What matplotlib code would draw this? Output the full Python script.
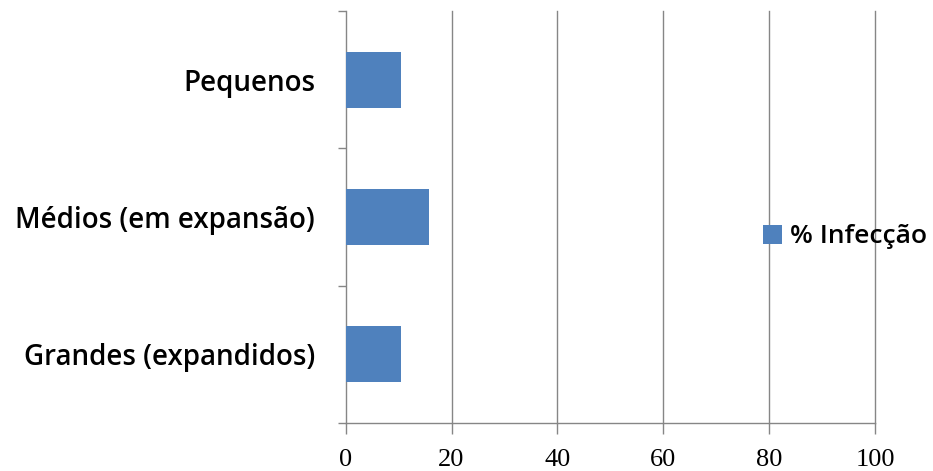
import matplotlib
matplotlib.use("Agg")
import matplotlib.pyplot as plt
import numpy as np

# Infection rate by size class
categories = ["Pequenos", "Médios (em expansão)", "Grandes (expandidos)"]
infection_pct = [10.5, 15.7, 10.5]
series_name = "% Infecção"
x_ticks = [0, 20, 40, 60, 80, 100]

bar_color = "#4F81BD"
axis_gray = "#868686"
label_font = {"family": "Open Sans", "weight": "semibold", "size": 20}
legend_font = {"family": "Open Sans", "weight": "semibold", "size": 19}

fig = plt.figure(figsize=(9.33, 4.71), dpi=100)
ax = fig.add_axes([0.3705, 0.1019, 0.5673, 0.8747])

pos = np.arange(len(categories))
ax.barh(pos, infection_pct, height=0.41, color=bar_color, label=series_name, zorder=3)

ax.set_xlim(0, 100)
ax.set_ylim(len(categories) - 0.5, -0.5)

# x axis: gridlines at each major tick, ticks pointing down
ax.set_xticks(x_ticks)
ax.set_xticklabels([str(t) for t in x_ticks], fontfamily="Liberation Serif", fontsize=19)
ax.tick_params(axis="x", direction="out", length=8, width=1, color=axis_gray, pad=11)
for t in x_ticks[1:]:
    ax.axvline(t, color=axis_gray, linewidth=1, zorder=0, clip_on=False)

# y axis: tick marks at category boundaries, labels centred on bars
ax.set_yticks(np.arange(-0.5, len(categories), 1.0))
ax.set_yticklabels([])
ax.tick_params(axis="y", which="major", direction="out", length=6, width=1, color=axis_gray)
ax.set_yticks(pos, minor=True)
ax.set_yticklabels(categories, minor=True, fontdict=label_font)
ax.tick_params(axis="y", which="minor", length=0, pad=22)

for side in ("top", "right"):
    ax.spines[side].set_visible(False)
for side in ("left", "bottom"):
    ax.spines[side].set_color(axis_gray)
    ax.spines[side].set_linewidth(1)

ax.legend(loc="center left", bbox_to_anchor=(0.8174, 0.497), bbox_transform=fig.transFigure,
          frameon=False, handlelength=0.72, handleheight=0.72, handletextpad=0.3,
          borderpad=0, borderaxespad=0, prop=legend_font)

fig.savefig("out.png", dpi=100, facecolor="white")
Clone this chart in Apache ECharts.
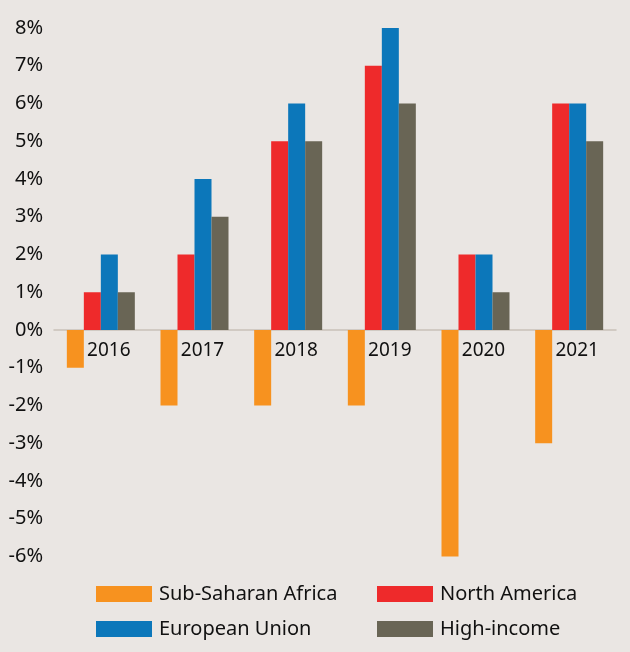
<!DOCTYPE html>
<html>
<head>
<meta charset="utf-8">
<script src="https://cdn.jsdelivr.net/npm/echarts@6/dist/echarts.min.js"></script>
<style>
  html, body { margin: 0; padding: 0; background: #eae6e3; }
  #chart { width: 630px; height: 652px; }
</style>
</head>
<body>
<div id="chart"></div>
<script>
const years = ['2016', '2017', '2018', '2019', '2020', '2021']
const subSaharan = [-1, -2, -2, -2, -6, -3]
const northAmerica = [1, 2, 5, 7, 2, 6]
const europeanUnion = [2, 4, 6, 8, 2, 6]
const highIncome = [1, 3, 5, 6, 1, 5]

const font = 'Noto Sans'

const bar = (name, data, color) => ({
  name,
  type: 'bar',
  data,
  barWidth: 17,
  barGap: 0,
  itemStyle: { color },
  emphasis: { disabled: true }
})

const legendBase = {
  orient: 'vertical',
  top: 584,
  padding: 0,
  itemWidth: 56,
  itemHeight: 16,
  itemGap: 15,
  icon: 'rect',
  textStyle: { color: '#111', fontSize: 20, fontFamily: font, padding: [0, 0, 0, 2] }
}

const chart = echarts.init(document.getElementById('chart'))
chart.setOption({
  backgroundColor: '#eae6e3',
  animation: false,
  textStyle: { fontFamily: font },
  grid: { left: 54, right: 14, top: 28, bottom: 95.5 },
  xAxis: [
    {
      type: 'category',
      data: years,
      axisLine: { onZero: true, lineStyle: { color: '#c9c1b9', width: 1.5 } },
      axisTick: { show: false },
      axisLabel: { show: false }
    },
    {
      // labels sit just under the zero line
      type: 'category',
      data: years,
      position: 'bottom',
      offset: -226.5,
      axisLine: { show: false },
      axisTick: { show: false },
      axisLabel: {
        color: '#111',
        fontSize: 19,
        fontFamily: font,
        margin: 11,
        padding: [0, 0, 0, 16]
      }
    }
  ],
  yAxis: {
    type: 'value',
    min: -6,
    max: 8,
    interval: 1,
    splitLine: { show: false },
    axisLine: { show: false },
    axisTick: { show: false },
    axisLabel: {
      color: '#111',
      fontSize: 20,
      fontFamily: font,
      margin: 11,
      padding: [0, 0, 7, 0],
      formatter: v => v + '%'
    }
  },
  legend: [
    { ...legendBase, left: 96, data: ['Sub-Saharan Africa', 'European Union'] },
    { ...legendBase, left: 377, data: ['North America', 'High-income'] }
  ],
  series: [
    bar('Sub-Saharan Africa', subSaharan, '#f7921f'),
    bar('North America', northAmerica, '#ee2a2b'),
    bar('European Union', europeanUnion, '#0c77ba'),
    bar('High-income', highIncome, '#696555')
  ]
})
</script>
</body>
</html>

What needs to be done. Search the listing above for the string "matplotlib". Copy every line that contains it.

Written reply.
What matplotlib code would draw this? Output the full Python script.
import matplotlib
matplotlib.use("Agg")
import matplotlib.pyplot as plt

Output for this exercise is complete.